La gracia divina nos precede
12.10. Dios previene a la voluntad del hombre: “La misericordia de Dios viene a mi encuentro” (Sal 58 [59],11). Luego, demora, se detiene en cierta forma para nuestro bien, a fin de poner a prueba nuestro libre arbitrio, y es entonces nuestra voluntad quien le previene cuando dice: “Mas yo grito hacia ti, Yaveh de madrugada” (Sal 87 [88],14), y más aún: “Me adelanto a la aurora y pido auxilio” (Sal 118 [119],147), y otra vez: “Mis ojos se adelantan a las vigilias de la noche” (Sal 118 [119],148).
Y la gracia también nos acompaña
12.11. Nos llama y nos invita, cuando dice: “Todo el día extendí mis manos hacia un pueblo incrédulo y rebelde” (Rm 10,21), y nosotros lo invitamos a nuestra vez, cuando le decimos: “Yo te llamo Señor todo el día” (Sal 87 [88],10). Y Él nos espera: “Aguardará Yahveh para hacerles gracia -dice el profeta-” (Is 30,18). Y nosotros lo esperamos: “En Yahveh puse toda mi esperanza y Él se inclinó hacia mí” (Sal 40 [41],2), y: “Espero tu salvación Yahveh” (Sal 118 [119],166). Él nos fortalece Yo fortalecí su brazo; ¡y ellos contra mí maquinan el mal! (Os 7,15), y nos exhorta a fortalecernos nosotros mismos: “Fortalezcan las manos débiles, afiancen las rodillas vacilantes” (Is 35,3).
“El Señor nos busca”
12.12. Jesús clama: “Si alguno tiene sed, venga a mí y beba” (Jn 7,37).
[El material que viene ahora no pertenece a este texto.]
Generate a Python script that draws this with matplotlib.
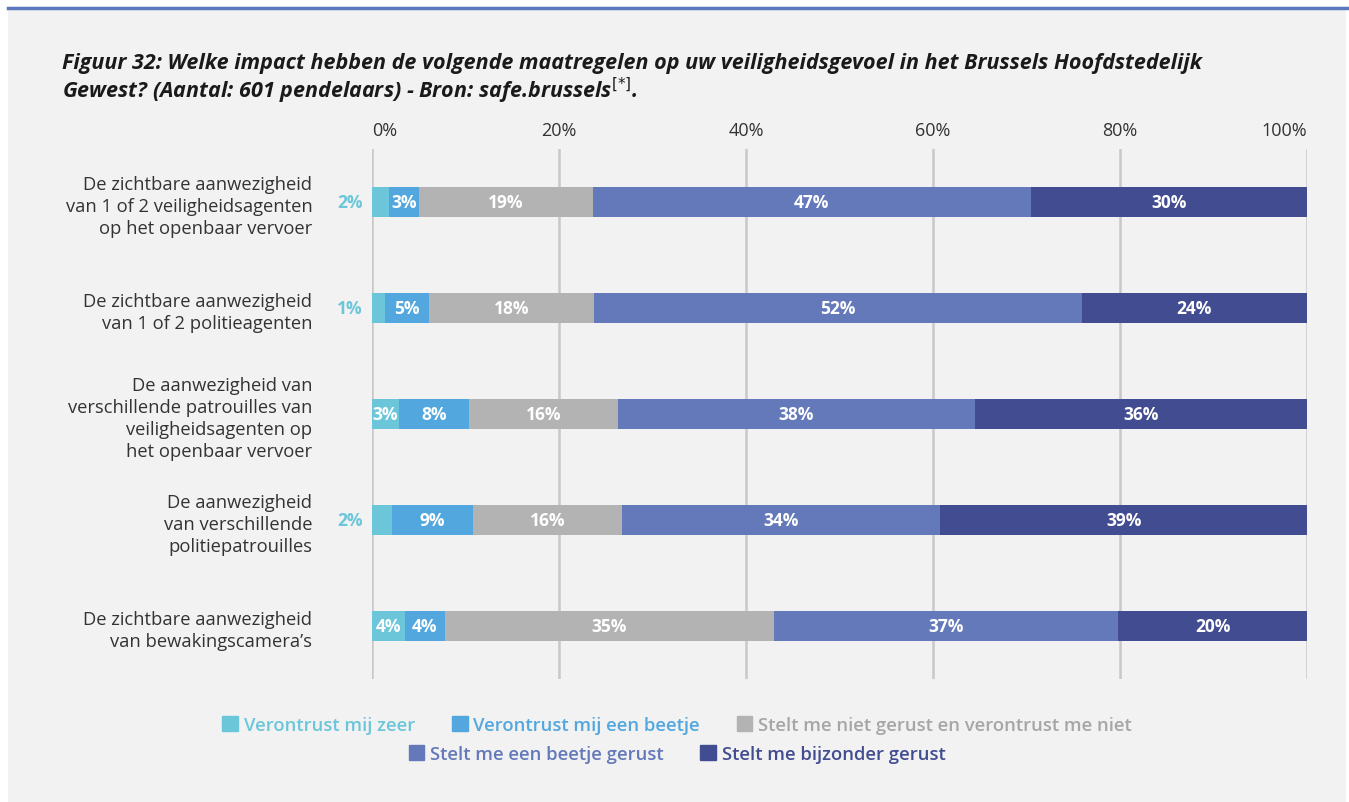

Y el profeta clama hacia Él: “Estoy exhausto de gritar, arden mis fauces, mis ojos se consumen de esperar a mi Dios (Sal 68 [69],4). El Señor nos busca: “Lo busqué y no lo hallé, lo llamé y no respondió” (Ct 5,6). Y la esposa lo busca con lamentos llenos de lágrimas: “En mi lecho, por las noches he buscado al amor de mi alma. Lo busqué y no lo hallé, lo llamé y no me ha respondido” (Ct 3,1)».
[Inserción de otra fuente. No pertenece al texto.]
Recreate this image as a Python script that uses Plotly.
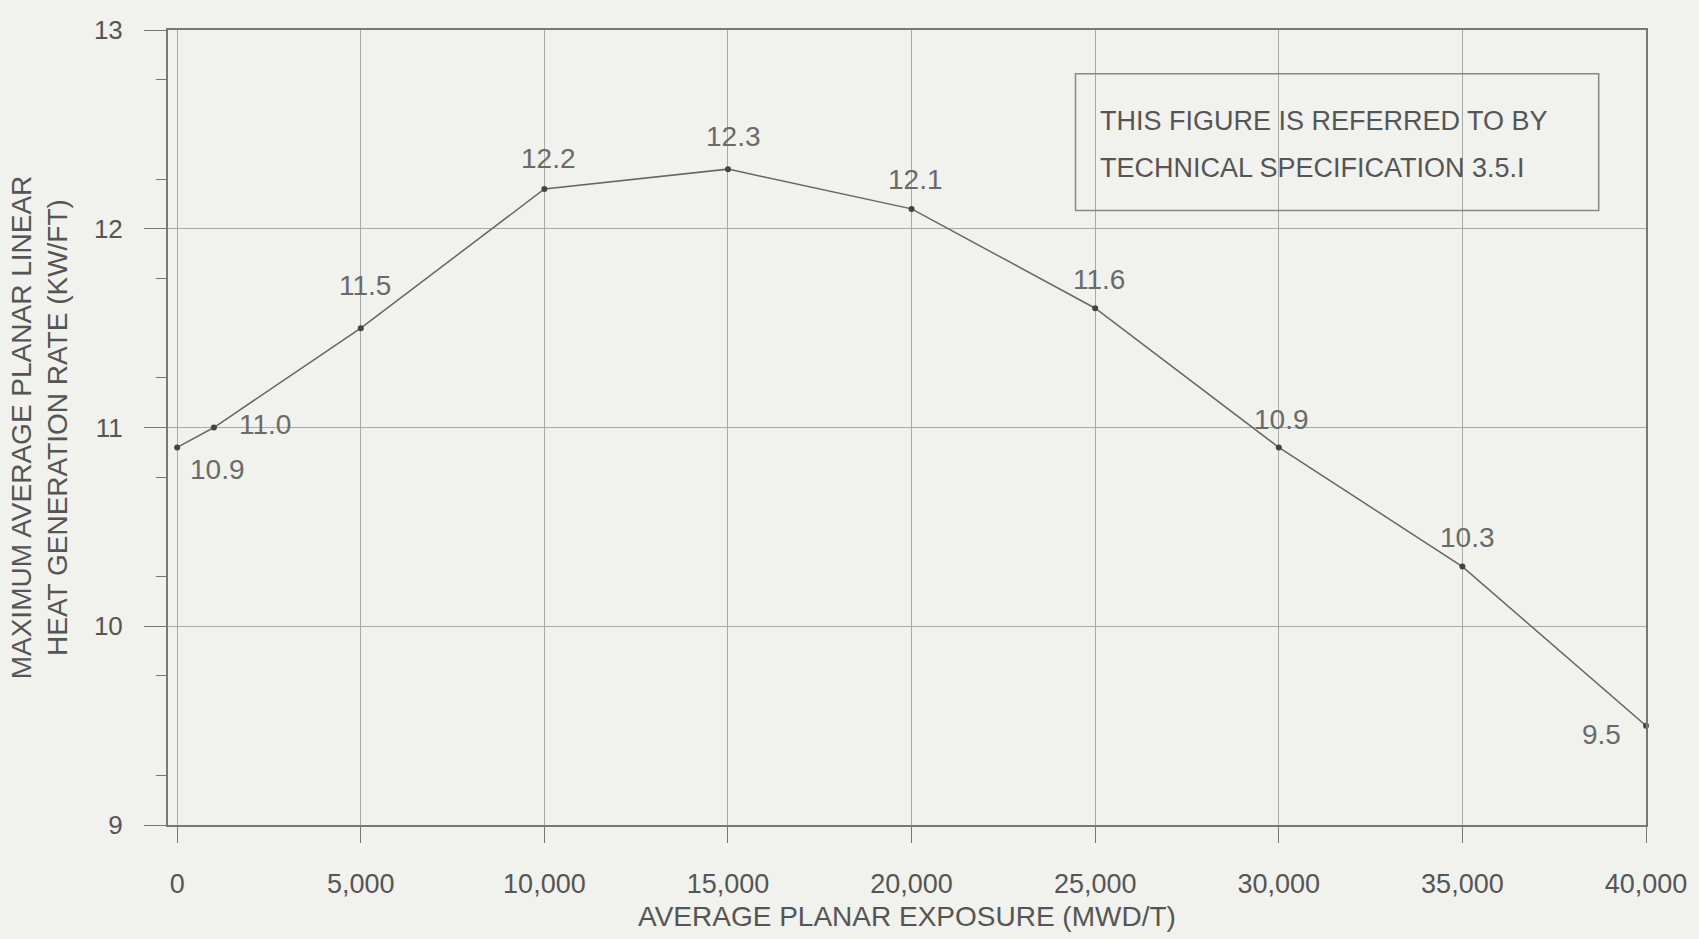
import plotly.graph_objects as go

exposure = [0, 1000, 5000, 10000, 15000, 20000, 25000, 30000, 35000, 40000]
aplhgr = [10.9, 11.0, 11.5, 12.2, 12.3, 12.1, 11.6, 10.9, 10.3, 9.5]
x_ticks = [0, 5000, 10000, 15000, 20000, 25000, 30000, 35000, 40000]
x_ticktext = ["0", "5,000", "10,000", "15,000", "20,000", "25,000", "30,000", "35,000", "40,000"]
y_ticks = [9, 10, 11, 12, 13]
y_minor = [9.25, 9.75, 10.25, 10.75, 11.25, 11.75, 12.25, 12.75]
note_lines = ["THIS FIGURE IS REFERRED TO BY", "TECHNICAL SPECIFICATION 3.5.I"]

# label offsets (pixels) from each point, styling only
label_dx = [40, 51, 4, 4, 6, 4, 4, 3, 5, -45]
label_dy = [-22, 3, 43, 31, 33, 29, 29, 28, 29, -9]

ink = "#555555"
font_main = "Liberation Sans, Arial"

fig = go.Figure()
fig.add_trace(go.Scatter(
    x=exposure, y=aplhgr, mode="lines+markers",
    line=dict(color="#666666", width=1.5),
    marker=dict(size=6, color="#444444"),
    showlegend=False, cliponaxis=False, hoverinfo="skip",
))

for xv, yv, dx, dy in zip(exposure, aplhgr, label_dx, label_dy):
    fig.add_annotation(
        x=xv, y=yv, text=f"{yv:.1f}", showarrow=False,
        xanchor="center", yanchor="middle", xshift=dx, yshift=dy,
        font=dict(size=28, color="#6a6a6a", family=font_main),
    )

# note box
fig.add_shape(type="rect", xref="paper", yref="paper",
              x0=0.614, x1=0.968, y0=0.773, y1=0.945,
              line=dict(color="#888888", width=1.5))
for yy, line in zip([0.885, 0.827], note_lines):
    fig.add_annotation(
        xref="paper", yref="paper", x=0.629, y=yy, xanchor="left", yanchor="middle",
        text=line, showarrow=False,
        font=dict(size=27, color="#555555", family=font_main),
    )

fig.update_layout(
    width=1699, height=939,
    margin=dict(l=168, r=50, t=30, b=111),
    paper_bgcolor="#f1f1ed", plot_bgcolor="#f1f1ed",
    font=dict(family=font_main, color=ink, size=20),
)
fig.update_xaxes(
    range=[-250, 40000], tickvals=x_ticks, ticktext=x_ticktext,
    ticks="outside", ticklen=16, tickcolor="#777777", ticklabelstandoff=18,
    showgrid=True, gridcolor="#a8a8a8", gridwidth=1,
    showline=True, linecolor="#777777", linewidth=2, mirror=True,
    tickfont=dict(size=27, color=ink, family=font_main),
    title=dict(text="AVERAGE PLANAR EXPOSURE (MWD/T)", standoff=8,
               font=dict(size=28, color=ink, family=font_main)),
    zeroline=False,
)
fig.update_yaxes(
    range=[9, 13], tickvals=y_ticks,
    ticks="outside", ticklen=22, tickcolor="#777777", ticklabelstandoff=16,
    showgrid=True, gridcolor="#a8a8a8", gridwidth=1,
    showline=True, linecolor="#777777", linewidth=2, mirror=True,
    minor=dict(tickvals=y_minor, ticks="outside", ticklen=10, tickcolor="#777777", showgrid=False),
    tickfont=dict(size=26, color=ink, family=font_main),
    title=dict(text="MAXIMUM AVERAGE PLANAR LINEAR<br>HEAT GENERATION RATE (KW/FT)", standoff=18,
               font=dict(size=28, color=ink, family=font_main)),
    zeroline=False,
)

fig.write_html("out.html", config={"displayModeBar": False},
               post_script="document.body.style.margin='0';")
[1] Dios y el hombre no son dos socios que comparten la gloria del bien realizado. Nuestra cooperación es real y sin embargo no hay nada en nuestras buenas obras que sea exclusivamente nuestro.
[2] Casiano se confunde con Sara, verdadera protagonista de esta escena.
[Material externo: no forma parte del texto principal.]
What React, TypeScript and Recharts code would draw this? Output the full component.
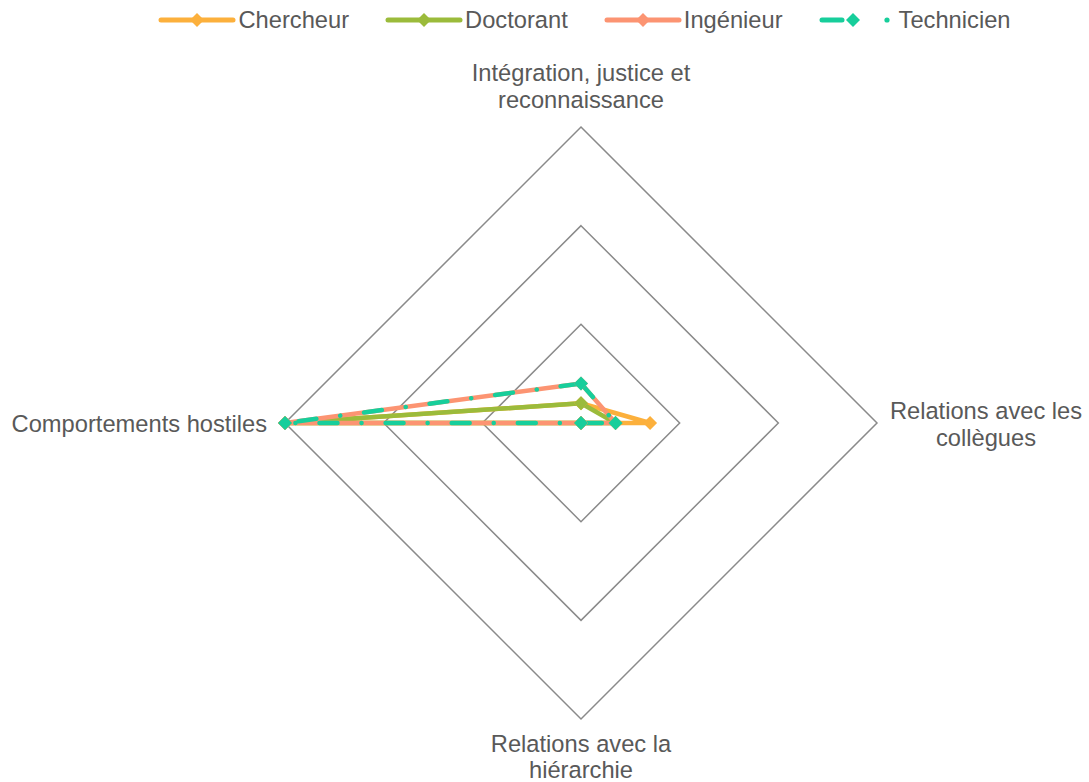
import React from "react";
import {
  RadarChart, Radar, PolarGrid, PolarAngleAxis, PolarRadiusAxis, Legend,
} from "recharts";

// axes, clockwise from the top
const AXES = [
  "Intégration, justice et reconnaissance",
  "Relations avec les collègues",
  "Relations avec la hiérarchie",
  "Comportements hostiles",
];

// how each axis label wraps
const AXIS_LINES: Record<string, string[]> = {
  "Intégration, justice et reconnaissance": ["Intégration, justice et", "reconnaissance"],
  "Relations avec les collègues": ["Relations avec les", "collègues"],
  "Relations avec la hiérarchie": ["Relations avec la", "hiérarchie"],
  "Comportements hostiles": ["Comportements hostiles"],
};

const CHERCHEUR = [0.2, 0.7, 0, 3];
const DOCTORANT = [0.2, 0.35, 0, 3];
const INGENIEUR = [0.4, 0.35, 0, 3];
const TECHNICIEN = [0.4, 0.35, 0, 3];

const SERIES = [
  { key: "Chercheur", values: CHERCHEUR, color: "#FCB03C", dash: undefined },
  { key: "Doctorant", values: DOCTORANT, color: "#9BBB3B", dash: undefined },
  { key: "Ingénieur", values: INGENIEUR, color: "#FC9472", dash: undefined },
  { key: "Technicien", values: TECHNICIEN, color: "#17CE9B", dash: "18 24 0.1 24" },
];

const data = AXES.map((axis, i) => {
  const row: Record<string, string | number> = { axis };
  SERIES.forEach((s) => { row[s.key] = s.values[i]; });
  return row;
});

const FONT = "'Liberation Sans', Arial, sans-serif";
const TEXT = "#595959";
const FS = 23.7;
const LH = 27.5;

function AxisTick(props: any) {
  const { x, y, textAnchor, payload, cy } = props;
  const lines = AXIS_LINES[payload.value] ?? [payload.value];
  let anchor = textAnchor;
  let tx = x;
  let firstY = y;
  let lh = LH;
  if (textAnchor === "middle" && y < cy) {
    firstY = y - 11 - (lines.length - 1) * LH;
  } else if (textAnchor === "middle") {
    // bottom label sits tight against the lower edge
    lh = 26;
    firstY = y + 24.5;
  } else if (textAnchor === "start") {
    anchor = "middle";
    tx = x + 101;
    firstY = y - 4.5;
  } else {
    tx = x - 10;
    firstY = y + 8.5;
  }
  return (
    <text x={tx} y={firstY} textAnchor={anchor} fill={TEXT} fontSize={FS} fontFamily={FONT}>
      {lines.map((l, i) => (
        <tspan key={i} x={tx} y={firstY + i * lh}>{l}</tspan>
      ))}
    </text>
  );
}

function diamond(color: string) {
  return (p: any) => {
    const { cx, cy } = p;
    return (
      <path
        key={`${p.index}-${color}`}
        d={`M${cx},${cy - 7}L${cx + 7},${cy}L${cx},${cy + 7}L${cx - 7},${cy}Z`}
        fill={color}
        stroke="none"
      />
    );
  };
}

function LegendIcon({ color, dashed }: { color: string; dashed: boolean }) {
  if (dashed) {
    return (
      <svg width={78} height={20} style={{ marginRight: 2 }}>
        <line x1={3} y1={10} x2={23} y2={10} stroke={color} strokeWidth={5} strokeLinecap="round" />
        <path d="M34,3L41,10L34,17L27,10Z" fill={color} />
        <circle cx={68} cy={10} r={2.6} fill={color} />
      </svg>
    );
  }
  return (
    <svg width={78} height={20} style={{ marginRight: 2 }}>
      <line x1={3} y1={10} x2={75} y2={10} stroke={color} strokeWidth={5} strokeLinecap="round" />
      <path d="M39,3L46,10L39,17L32,10Z" fill={color} />
    </svg>
  );
}

function LegendBox() {
  return (
    <div style={{ display: "flex", justifyContent: "center", gap: 36, fontFamily: FONT, fontSize: FS, color: TEXT, marginLeft: 80 }}>
      {SERIES.map((s) => (
        <div key={s.key} style={{ display: "flex", alignItems: "center" }}>
          <LegendIcon color={s.color} dashed={!!s.dash} />
          <span style={{ lineHeight: "28px" }}>{s.key}</span>
        </div>
      ))}
    </div>
  );
}

export default function App() {
  return (
    <div style={{ position: "absolute", left: 0, top: 0, width: 1089, height: 782, background: "#fff" }}>
      <RadarChart
        width={1089}
        height={782}
        data={data}
        cx={581}
        cy={423}
        outerRadius={296}
        startAngle={90}
        endAngle={-270}
        margin={{ top: 0, right: 0, bottom: 0, left: 0 }}
      >
        <PolarGrid gridType="polygon" radialLines={false} stroke="#8A8A8A" strokeWidth={1.5} />
        <PolarAngleAxis dataKey="axis" tick={<AxisTick />} tickLine={false} axisLine={false} />
        <PolarRadiusAxis domain={[0, 3]} tickCount={4} tick={false} axisLine={false} />
        {SERIES.map((s) => (
          <Radar
            key={s.key}
            name={s.key}
            dataKey={s.key}
            stroke={s.color}
            strokeWidth={4.5}
            strokeDasharray={s.dash}
            strokeLinecap="round"
            strokeLinejoin="round"
            fill="none"
            fillOpacity={0}
            dot={diamond(s.color)}
            isAnimationActive={false}
          />
        ))}
        <Legend
          verticalAlign="top"
          content={() => <LegendBox />}
          wrapperStyle={{ position: "absolute", top: 6, left: 0, width: 1089 }}
        />
      </RadarChart>
    </div>
  );
}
[3] El error fundamental del presente capítulo reside en no distinguir entre los dos órdenes, natural y sobrenatural. Dios creó al hombre libre, le dio la gracia y lo enriqueció con dones preternaturales. Pero el hombre al pecar perdió todo aquello que no era de la naturaleza humana, es decir la gracia y los dones. De tal manera, se hizo incapaz de realizar obras de salvación. Guardó ciertamente con la libertad el poder de producir actos moralmente buenos, pero éstos no conducen a la Vida, solo la gracia le restituye la posibilidad de hacer el bien que corresponde al orden de la salvación.
[4] El Apóstol en este pasaje no trata el principio de nuestros actos -gracia o naturaleza-, sino de las normas que los rigen; y opone bajo este punto de vista a los judíos respecto de los gentiles. Los judíos habían recibido de Dios la Ley escrita. Los otros, privados de este beneficio, encontraban en su razón aquello que los judíos encontraban en la Ley. Han conocido siguiendo sólo las luces de su conciencia y la ley natural aquello que debían hacer y evitar. Tal es el cariz del término naturalmente .
[5] Hermas, El Pastor, Mandamiento VI,2.1-4: «Me dice: “Escucha ahora lo relativo a la fe. Dos ángeles hay en el hombre, el de la justicia y el de la maldad”. Le digo: “¿Cómo, pues, señor, conoceré sus poderes puesto que los dos ángeles habitan conmigo?”. “Escucha -me dice- y comprende. El ángel de la justicia es delicado, modesto, manso y tranquilo. Así pues, cuando este sube a tu corazón, al punto te habla de justicia, de castidad, de santidad, de templanza, de toda obra justa y de toda virtud gloriosa. Cuando todas estas cosas suban a tu corazón, has de saber que el ángel de la justicia está contigo. Por tanto, esas son las obras del ángel de justicia. Confía en él y en sus obras. Mira ahora las obras del ángel de la maldad. Ante todo, es irascible, amargado e insensato, y sus malas obras destruyen a los siervos de Dios. Así pues, cuando éste suba a tu corazón has de conocerlo por sus obras”» (trad. FP 6, pp. 145 y 147).